Given task: Please, without the pictures, retype exactly the lines from the start of the material through the line that holds "ACC_C = '#3F35E0'".
########################################
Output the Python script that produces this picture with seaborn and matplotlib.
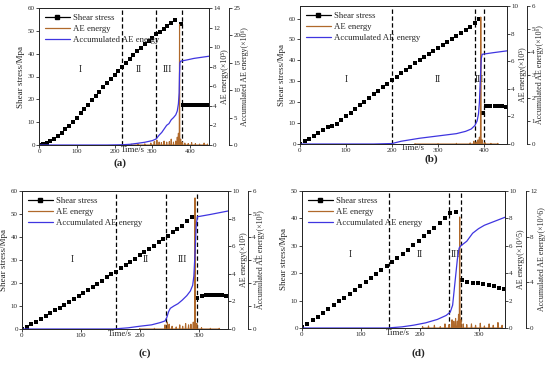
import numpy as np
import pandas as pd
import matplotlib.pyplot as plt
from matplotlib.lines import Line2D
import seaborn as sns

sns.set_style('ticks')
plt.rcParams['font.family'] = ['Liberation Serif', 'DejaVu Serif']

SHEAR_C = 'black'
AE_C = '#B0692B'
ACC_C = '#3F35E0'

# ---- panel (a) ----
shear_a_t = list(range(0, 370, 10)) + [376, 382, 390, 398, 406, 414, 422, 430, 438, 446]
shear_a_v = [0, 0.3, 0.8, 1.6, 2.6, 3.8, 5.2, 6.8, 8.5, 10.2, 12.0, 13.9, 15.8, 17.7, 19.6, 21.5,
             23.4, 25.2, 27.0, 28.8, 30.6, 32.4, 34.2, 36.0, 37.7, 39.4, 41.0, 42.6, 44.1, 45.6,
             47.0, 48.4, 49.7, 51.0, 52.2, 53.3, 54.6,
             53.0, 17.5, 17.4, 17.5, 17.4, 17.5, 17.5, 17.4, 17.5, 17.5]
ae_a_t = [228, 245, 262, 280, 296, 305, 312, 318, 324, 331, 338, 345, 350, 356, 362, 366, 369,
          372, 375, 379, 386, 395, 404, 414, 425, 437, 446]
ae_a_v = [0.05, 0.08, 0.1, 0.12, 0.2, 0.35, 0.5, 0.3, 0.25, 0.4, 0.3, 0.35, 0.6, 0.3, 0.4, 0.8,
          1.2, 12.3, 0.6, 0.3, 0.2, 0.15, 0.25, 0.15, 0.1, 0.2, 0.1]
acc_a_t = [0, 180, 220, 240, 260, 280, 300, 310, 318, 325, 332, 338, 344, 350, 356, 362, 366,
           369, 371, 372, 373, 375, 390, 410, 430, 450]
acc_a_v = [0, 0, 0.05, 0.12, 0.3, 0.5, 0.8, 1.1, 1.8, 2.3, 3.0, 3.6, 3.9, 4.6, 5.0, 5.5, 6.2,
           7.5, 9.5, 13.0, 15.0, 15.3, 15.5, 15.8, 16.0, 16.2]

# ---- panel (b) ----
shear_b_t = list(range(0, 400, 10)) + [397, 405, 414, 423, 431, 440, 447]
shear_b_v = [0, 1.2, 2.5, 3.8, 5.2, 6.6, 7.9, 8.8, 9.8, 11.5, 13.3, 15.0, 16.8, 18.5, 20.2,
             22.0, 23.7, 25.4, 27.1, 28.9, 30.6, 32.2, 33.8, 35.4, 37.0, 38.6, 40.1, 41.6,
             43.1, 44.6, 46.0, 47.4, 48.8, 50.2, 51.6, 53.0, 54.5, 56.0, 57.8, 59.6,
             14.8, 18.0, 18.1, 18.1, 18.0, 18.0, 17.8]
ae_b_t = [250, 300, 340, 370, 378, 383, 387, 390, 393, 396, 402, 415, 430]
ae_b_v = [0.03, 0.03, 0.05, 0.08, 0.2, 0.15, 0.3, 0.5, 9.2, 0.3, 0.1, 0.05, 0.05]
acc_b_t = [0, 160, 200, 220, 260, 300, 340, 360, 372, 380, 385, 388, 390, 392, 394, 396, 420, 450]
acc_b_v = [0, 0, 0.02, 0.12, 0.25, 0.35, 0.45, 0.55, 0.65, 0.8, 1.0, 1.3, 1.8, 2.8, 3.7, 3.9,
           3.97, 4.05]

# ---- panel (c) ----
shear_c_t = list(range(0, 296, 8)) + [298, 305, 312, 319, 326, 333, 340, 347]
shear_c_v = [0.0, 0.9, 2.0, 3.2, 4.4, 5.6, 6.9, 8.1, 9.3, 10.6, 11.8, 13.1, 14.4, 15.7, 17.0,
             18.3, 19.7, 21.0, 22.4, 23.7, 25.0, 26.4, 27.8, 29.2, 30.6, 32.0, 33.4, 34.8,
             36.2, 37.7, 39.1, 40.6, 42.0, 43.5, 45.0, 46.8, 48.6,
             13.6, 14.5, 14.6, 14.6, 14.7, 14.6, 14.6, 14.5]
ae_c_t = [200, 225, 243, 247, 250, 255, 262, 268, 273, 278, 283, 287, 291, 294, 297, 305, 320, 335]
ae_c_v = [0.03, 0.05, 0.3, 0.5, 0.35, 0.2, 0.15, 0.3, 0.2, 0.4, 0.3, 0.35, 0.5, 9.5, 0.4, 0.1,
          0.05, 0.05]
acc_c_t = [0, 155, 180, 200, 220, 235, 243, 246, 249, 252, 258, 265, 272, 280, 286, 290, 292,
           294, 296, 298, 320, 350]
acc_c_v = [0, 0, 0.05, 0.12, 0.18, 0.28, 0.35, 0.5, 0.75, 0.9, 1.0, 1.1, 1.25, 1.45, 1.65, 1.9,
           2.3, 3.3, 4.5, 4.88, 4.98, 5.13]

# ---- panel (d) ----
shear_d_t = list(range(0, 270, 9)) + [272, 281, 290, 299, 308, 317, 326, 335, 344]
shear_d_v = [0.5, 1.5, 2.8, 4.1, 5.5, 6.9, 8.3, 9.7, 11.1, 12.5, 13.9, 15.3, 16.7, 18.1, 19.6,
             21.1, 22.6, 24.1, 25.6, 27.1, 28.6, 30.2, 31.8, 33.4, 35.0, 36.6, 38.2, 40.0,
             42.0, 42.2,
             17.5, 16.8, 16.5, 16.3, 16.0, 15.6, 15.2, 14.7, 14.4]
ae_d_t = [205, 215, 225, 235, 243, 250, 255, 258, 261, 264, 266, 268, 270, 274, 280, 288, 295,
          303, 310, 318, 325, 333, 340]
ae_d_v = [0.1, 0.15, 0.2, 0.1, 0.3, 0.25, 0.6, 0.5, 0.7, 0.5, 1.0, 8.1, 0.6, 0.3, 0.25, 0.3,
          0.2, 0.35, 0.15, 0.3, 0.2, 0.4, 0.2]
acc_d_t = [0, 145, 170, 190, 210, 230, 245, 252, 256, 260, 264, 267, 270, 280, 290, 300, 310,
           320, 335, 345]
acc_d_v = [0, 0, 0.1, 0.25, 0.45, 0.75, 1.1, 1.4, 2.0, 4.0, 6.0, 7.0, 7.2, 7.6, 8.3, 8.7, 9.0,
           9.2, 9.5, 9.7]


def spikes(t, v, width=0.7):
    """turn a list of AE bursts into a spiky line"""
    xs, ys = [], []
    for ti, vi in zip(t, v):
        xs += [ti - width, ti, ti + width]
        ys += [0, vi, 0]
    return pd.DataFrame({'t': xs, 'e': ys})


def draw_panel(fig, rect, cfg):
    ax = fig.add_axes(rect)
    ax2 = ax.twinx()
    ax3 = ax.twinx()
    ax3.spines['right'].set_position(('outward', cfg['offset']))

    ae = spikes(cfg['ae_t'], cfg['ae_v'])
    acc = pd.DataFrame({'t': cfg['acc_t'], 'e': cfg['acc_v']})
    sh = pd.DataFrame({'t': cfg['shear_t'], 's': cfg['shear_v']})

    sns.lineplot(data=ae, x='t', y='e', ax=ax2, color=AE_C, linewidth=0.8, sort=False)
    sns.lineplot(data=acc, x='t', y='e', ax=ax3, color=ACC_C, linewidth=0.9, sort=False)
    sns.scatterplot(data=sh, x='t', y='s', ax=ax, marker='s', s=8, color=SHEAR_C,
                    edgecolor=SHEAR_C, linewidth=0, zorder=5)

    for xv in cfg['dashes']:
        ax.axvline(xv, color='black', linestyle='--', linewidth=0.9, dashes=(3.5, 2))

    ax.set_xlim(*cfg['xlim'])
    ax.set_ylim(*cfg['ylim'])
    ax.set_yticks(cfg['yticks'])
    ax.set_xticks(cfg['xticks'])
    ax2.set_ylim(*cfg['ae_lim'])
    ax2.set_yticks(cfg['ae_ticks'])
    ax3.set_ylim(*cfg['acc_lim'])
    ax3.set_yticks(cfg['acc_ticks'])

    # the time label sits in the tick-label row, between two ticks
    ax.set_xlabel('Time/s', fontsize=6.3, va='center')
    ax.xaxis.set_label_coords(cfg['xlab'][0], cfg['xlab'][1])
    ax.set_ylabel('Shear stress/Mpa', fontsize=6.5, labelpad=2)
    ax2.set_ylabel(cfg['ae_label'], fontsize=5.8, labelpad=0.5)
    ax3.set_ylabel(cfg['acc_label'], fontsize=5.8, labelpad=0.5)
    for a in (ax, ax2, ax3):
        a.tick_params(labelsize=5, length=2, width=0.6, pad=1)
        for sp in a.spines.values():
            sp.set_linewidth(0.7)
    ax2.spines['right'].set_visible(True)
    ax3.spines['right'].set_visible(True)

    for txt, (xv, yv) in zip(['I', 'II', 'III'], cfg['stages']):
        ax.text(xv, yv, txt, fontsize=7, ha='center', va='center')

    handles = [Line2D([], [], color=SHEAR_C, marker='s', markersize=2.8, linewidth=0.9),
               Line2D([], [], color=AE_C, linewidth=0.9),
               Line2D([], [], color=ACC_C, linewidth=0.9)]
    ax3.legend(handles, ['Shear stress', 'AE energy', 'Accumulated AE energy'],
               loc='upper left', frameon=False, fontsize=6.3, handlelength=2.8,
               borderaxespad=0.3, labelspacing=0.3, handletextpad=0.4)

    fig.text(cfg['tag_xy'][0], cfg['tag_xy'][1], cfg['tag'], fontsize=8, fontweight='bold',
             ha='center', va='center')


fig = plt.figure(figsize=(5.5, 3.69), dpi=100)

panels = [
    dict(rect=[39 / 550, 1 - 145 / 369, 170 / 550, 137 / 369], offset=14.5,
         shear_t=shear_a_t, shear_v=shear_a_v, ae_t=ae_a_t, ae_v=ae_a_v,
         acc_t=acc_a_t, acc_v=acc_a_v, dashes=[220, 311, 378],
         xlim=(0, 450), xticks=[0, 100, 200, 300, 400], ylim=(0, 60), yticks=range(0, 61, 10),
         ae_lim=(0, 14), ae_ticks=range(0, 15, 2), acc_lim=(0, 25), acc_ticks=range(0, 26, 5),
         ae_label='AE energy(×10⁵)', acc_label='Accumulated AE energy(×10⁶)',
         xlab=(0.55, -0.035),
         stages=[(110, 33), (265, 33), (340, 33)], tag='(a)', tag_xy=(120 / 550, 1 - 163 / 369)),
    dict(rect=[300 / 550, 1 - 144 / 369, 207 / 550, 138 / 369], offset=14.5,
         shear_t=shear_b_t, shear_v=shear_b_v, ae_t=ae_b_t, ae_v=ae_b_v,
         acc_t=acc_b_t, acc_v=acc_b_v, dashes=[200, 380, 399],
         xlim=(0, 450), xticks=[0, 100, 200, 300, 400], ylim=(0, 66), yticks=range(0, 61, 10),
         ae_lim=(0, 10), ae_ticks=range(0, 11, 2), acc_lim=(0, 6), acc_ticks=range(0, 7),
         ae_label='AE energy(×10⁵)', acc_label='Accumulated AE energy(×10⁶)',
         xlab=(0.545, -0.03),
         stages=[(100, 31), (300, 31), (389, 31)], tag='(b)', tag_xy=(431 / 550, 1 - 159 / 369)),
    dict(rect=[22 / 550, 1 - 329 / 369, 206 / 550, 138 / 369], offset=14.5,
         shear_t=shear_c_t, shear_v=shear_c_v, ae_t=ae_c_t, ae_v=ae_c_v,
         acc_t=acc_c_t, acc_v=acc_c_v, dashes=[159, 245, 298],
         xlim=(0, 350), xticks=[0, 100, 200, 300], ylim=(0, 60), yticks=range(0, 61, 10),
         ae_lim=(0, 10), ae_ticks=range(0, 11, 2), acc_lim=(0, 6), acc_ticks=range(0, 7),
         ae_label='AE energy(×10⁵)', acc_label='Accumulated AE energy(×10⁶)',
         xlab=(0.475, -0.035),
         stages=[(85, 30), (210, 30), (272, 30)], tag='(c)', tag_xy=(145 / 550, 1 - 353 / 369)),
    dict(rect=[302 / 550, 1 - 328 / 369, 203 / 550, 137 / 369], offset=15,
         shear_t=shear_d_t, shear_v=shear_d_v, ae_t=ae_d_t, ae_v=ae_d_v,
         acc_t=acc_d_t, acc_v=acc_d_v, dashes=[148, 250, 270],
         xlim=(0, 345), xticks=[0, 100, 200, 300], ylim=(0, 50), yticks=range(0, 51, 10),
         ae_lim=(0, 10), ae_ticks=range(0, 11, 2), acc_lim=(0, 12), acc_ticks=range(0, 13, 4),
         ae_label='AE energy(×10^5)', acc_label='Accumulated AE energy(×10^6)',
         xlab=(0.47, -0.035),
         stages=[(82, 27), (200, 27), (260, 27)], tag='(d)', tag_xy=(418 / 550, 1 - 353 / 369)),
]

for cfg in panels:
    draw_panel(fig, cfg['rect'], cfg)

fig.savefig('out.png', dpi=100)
########################################
Full output:
Output the Python script that produces this picture with seaborn and matplotlib.
import numpy as np
import pandas as pd
import matplotlib.pyplot as plt
from matplotlib.lines import Line2D
import seaborn as sns

sns.set_style('ticks')
plt.rcParams['font.family'] = ['Liberation Serif', 'DejaVu Serif']

SHEAR_C = 'black'
AE_C = '#B0692B'
ACC_C = '#3F35E0'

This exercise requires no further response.